Enter Orbán, who combined hardline border control policies with combative rhetoric about defending Hungarian sovereignty and Western civilization. Becoming the favorite target of op-ed columnists, fellow heads of state, and EU functionaries only contributed to the wider impression that Orbán was the only European leader willing to oppose mass migration.

The war in Ukraine provided Orbán with another opportunity to stand out from the crowd. Russia’s invasion provoked universal condemnation from Europe’s political class, but below the surface, many voters resented the resulting sudden increase in energy prices and were less sympathetic to the Ukrainian cause than their leaders. Once again, Orbán’s lonely stand against arming Ukraine elevated his stature at exactly the right moment.

Indeed, Orbán’s canny opportunism may explain his close relationship to Donald Trump, whose own political career bears many of the same hallmarks. Like Orbán, Trump capitalized on a range of issues, from border control to skepticism of free trade to distrust of America’s expansive global commitments, where Republican voters’ preferences often diverged from their leaders’.

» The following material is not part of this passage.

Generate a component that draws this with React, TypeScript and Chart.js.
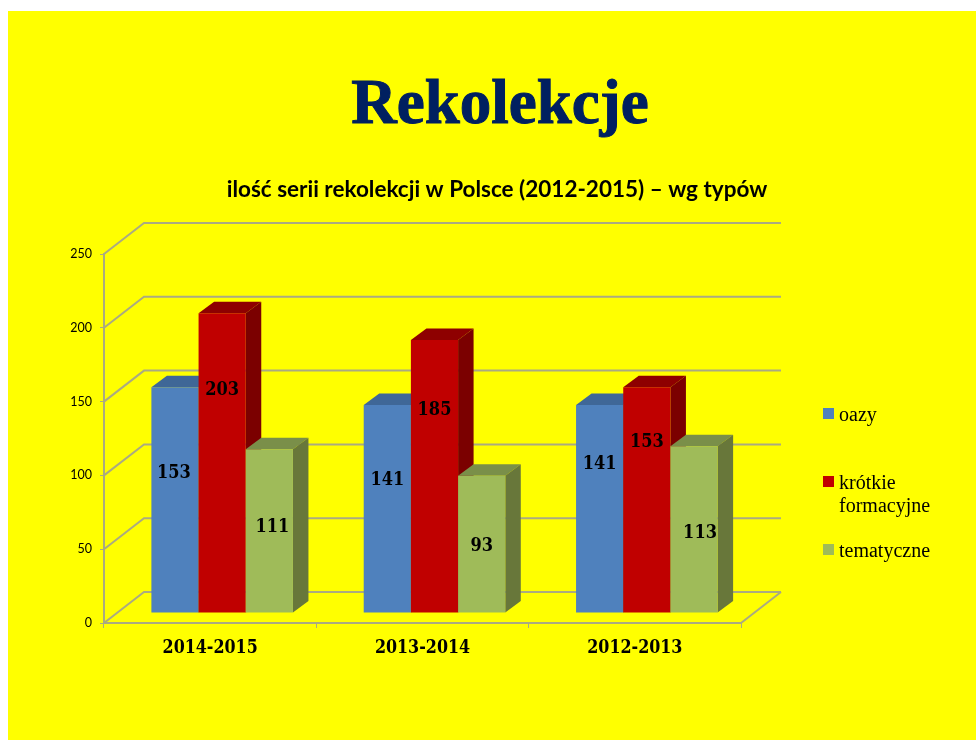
import React, { useEffect, useRef } from "react";
import { Chart, registerables } from "chart.js";

Chart.register(...registerables);

const categories = ["2014-2015", "2013-2014", "2012-2013"];
const oazy = [153, 141, 141];
const krotkie = [203, 185, 153];
const tematyczne = [111, 93, 113];
const seriesNames = ["oazy", "krótkie formacyjne", "tematyczne"];
const yMax = 250;
const yStep = 50;

const titleText = "Rekolekcje";
const subtitleText = "ilość serii rekolekcji w Polsce (2012-2015) – wg typów";

const FRONT = ["#4f81bd", "#c00000", "#9fbb59"];
const TOP = ["#3f6797", "#8e0000", "#7a8f49"];
const SIDE = ["#2f4d71", "#7b0000", "#68773a"];
const GRID = "#aaaa82";
const NAVY = "#002060";
const SERIF = '"Liberation Serif", serif';
const SLAB = '"DejaVu Serif Condensed", "DejaVu Serif", serif';
const SANS = 'Lato, sans-serif';

// floor/wall projection, bar position on the floor, bar depth
const WALL = { dx: 40, dy: 31 };
const SHIFT = { dx: 12, dy: 10 };
const DEPTH = { dx: 15.5, dy: 11.5 };
// data label placement from each bar's top centre [series][category] = [dx, dy]
const LABEL_OFFSETS = [
  [[-1, 86], [0, 75], [0, 59]],
  [[0, 77], [0, 70], [0, 55]],
  [[3, 78], [0, 71], [6, 87]],
];

const box3d = {
  id: "box3d",
  beforeDatasetsDraw(chart: any) {
    const { ctx, chartArea, scales } = chart;
    ctx.save();
    ctx.strokeStyle = GRID;
    ctx.lineWidth = 2;
    for (let v = 0; v <= yMax; v += yStep) {
      const y = scales.y.getPixelForValue(v);
      ctx.beginPath();
      ctx.moveTo(chartArea.left, y);
      ctx.lineTo(chartArea.left + WALL.dx, y - WALL.dy);
      ctx.lineTo(chartArea.right + WALL.dx, y - WALL.dy);
      ctx.stroke();
    }
    const y0 = scales.y.getPixelForValue(0);
    ctx.beginPath();
    ctx.moveTo(chartArea.right, y0);
    ctx.lineTo(chartArea.right + WALL.dx, y0 - WALL.dy);
    ctx.stroke();
    ctx.restore();
  },
  // the library's own pass is replaced below so that later series overlap earlier ones
  beforeDatasetDraw() {
    return false;
  },
  afterDatasetsDraw(chart: any) {
    const { ctx } = chart;
    chart.data.datasets.forEach((_: any, i: number) => {
      const meta = chart.getDatasetMeta(i);
      ctx.save();
      ctx.translate(SHIFT.dx, -SHIFT.dy);
      meta.data.forEach((bar: any) => {
        const x0 = bar.x - bar.width / 2;
        const x1 = bar.x + bar.width / 2;
        ctx.fillStyle = TOP[i];
        ctx.beginPath();
        ctx.moveTo(x0, bar.y);
        ctx.lineTo(x0 + DEPTH.dx, bar.y - DEPTH.dy);
        ctx.lineTo(x1 + DEPTH.dx, bar.y - DEPTH.dy);
        ctx.lineTo(x1, bar.y);
        ctx.closePath();
        ctx.fill();
        ctx.fillStyle = SIDE[i];
        ctx.beginPath();
        ctx.moveTo(x1, bar.y);
        ctx.lineTo(x1 + DEPTH.dx, bar.y - DEPTH.dy);
        ctx.lineTo(x1 + DEPTH.dx, bar.base - DEPTH.dy);
        ctx.lineTo(x1, bar.base);
        ctx.closePath();
        ctx.fill();
      });
      meta.controller.draw();
      ctx.restore();
    });
    ctx.save();
    // data labels
    ctx.font = `bold 18px ${SLAB}`;
    ctx.fillStyle = "#000";
    ctx.textAlign = "center";
    ctx.textBaseline = "middle";
    chart.data.datasets.forEach((ds: any, i: number) => {
      chart.getDatasetMeta(i).data.forEach((bar: any, j: number) => {
        const [ox, oy] = LABEL_OFFSETS[i][j];
        ctx.fillText(String(ds.data[j]), bar.x + SHIFT.dx + ox, bar.y - SHIFT.dy + oy);
      });
    });
    // heading
    ctx.fillStyle = NAVY;
    ctx.strokeStyle = NAVY;
    ctx.lineWidth = 1;
    ctx.font = `bold 63px ${SERIF}`;
    ctx.textBaseline = "alphabetic";
    ctx.fillText(titleText, 500, 123);
    ctx.strokeText(titleText, 500, 123);
    ctx.fillStyle = "#000";
    ctx.font = `bold 22.5px ${SANS}`;
    ctx.fillText(subtitleText, 497, 197);
    // legend
    ctx.textAlign = "left";
    ctx.font = `20px ${SERIF}`;
    const legendRows = [
      { swatchY: 408, lines: [[seriesNames[0], 421]] },
      { swatchY: 476, lines: [[seriesNames[1].split(" ")[0], 489], [seriesNames[1].split(" ")[1], 512]] },
      { swatchY: 544, lines: [[seriesNames[2], 557]] },
    ];
    legendRows.forEach((row, i) => {
      ctx.fillStyle = FRONT[i];
      ctx.fillRect(823, row.swatchY, 11, 11);
      ctx.fillStyle = "#000";
      row.lines.forEach(([t, y]: any) => ctx.fillText(t, 839, y));
    });
    ctx.restore();
  },
};

export default function App() {
  const ref = useRef<HTMLCanvasElement>(null);
  useEffect(() => {
    const chart = new Chart(ref.current!, {
      type: "bar",
      data: {
        labels: categories,
        datasets: [
          { label: seriesNames[0], data: oazy, backgroundColor: FRONT[0] },
          { label: seriesNames[1], data: krotkie, backgroundColor: FRONT[1] },
          { label: seriesNames[2], data: tematyczne, backgroundColor: FRONT[2] },
        ],
      },
      options: {
        animation: false,
        responsive: false,
        events: [],
        clip: false,
        layout: { padding: { left: 60, right: 235, top: 254, bottom: 60 } },
        datasets: { bar: { categoryPercentage: 2 / 3, barPercentage: 1 } },
        plugins: { legend: { display: false }, title: { display: false }, tooltip: { enabled: false } },
        scales: {
          x: {
            afterFit: (s: any) => { s.height = 57; },
            grid: { drawOnChartArea: false, color: GRID, tickLength: 5, lineWidth: 1 },
            border: { color: GRID, width: 2 },
            ticks: { color: "#000", padding: 10, font: { family: SLAB, size: 17.7, weight: "bold" } },
          },
          y: {
            min: 0,
            max: yMax,
            afterFit: (s: any) => { s.width = 44; },
            grid: { drawOnChartArea: false, color: GRID, tickLength: 4, lineWidth: 1 },
            border: { color: GRID, width: 2 },
            ticks: { stepSize: yStep, color: "#000", padding: 8, font: { family: SANS, size: 12.5 } },
          },
        },
      } as any,
      plugins: [box3d],
    });
    return () => chart.destroy();
  }, []);
  return (
    <div style={{ position: "absolute", left: 0, top: 0, width: 976, height: 740, overflow: "hidden", background: "#fff" }}>
      <div style={{ position: "absolute", left: 8, top: 11, width: 968, height: 729, background: "#ffff00" }} />
      <canvas ref={ref} width={976} height={740} style={{ position: "absolute", left: 0, top: 0 }} />
    </div>
  );
}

Orbán is no longer a political loner. From Alternative for Germany (AfD) to the National Rally in France, a new generation of European conservatives now echoes his views on immigration and, to a lesser extent, foreign policy. Younger right-wing leaders like Jordan Bardella in France and Giorgia Meloni in Italy have clearly learned from the Orbán playbook. While these developments may vindicate the Hungarian PM’s political instincts, they also spell the end of his elevated international role.

This is not to say that Orbán’s political career is over. The next Hungarian national elections are scheduled for 2026, and another Orbán win will surely provoke howls of protests from his critics and cheers from his supporters on the global right. Now that Orbán’s views have been adopted by a rising generation of European conservatives, however, the era of a Hungarian prime minister wielding outsized influence on the global stage is rapidly drawing to a close.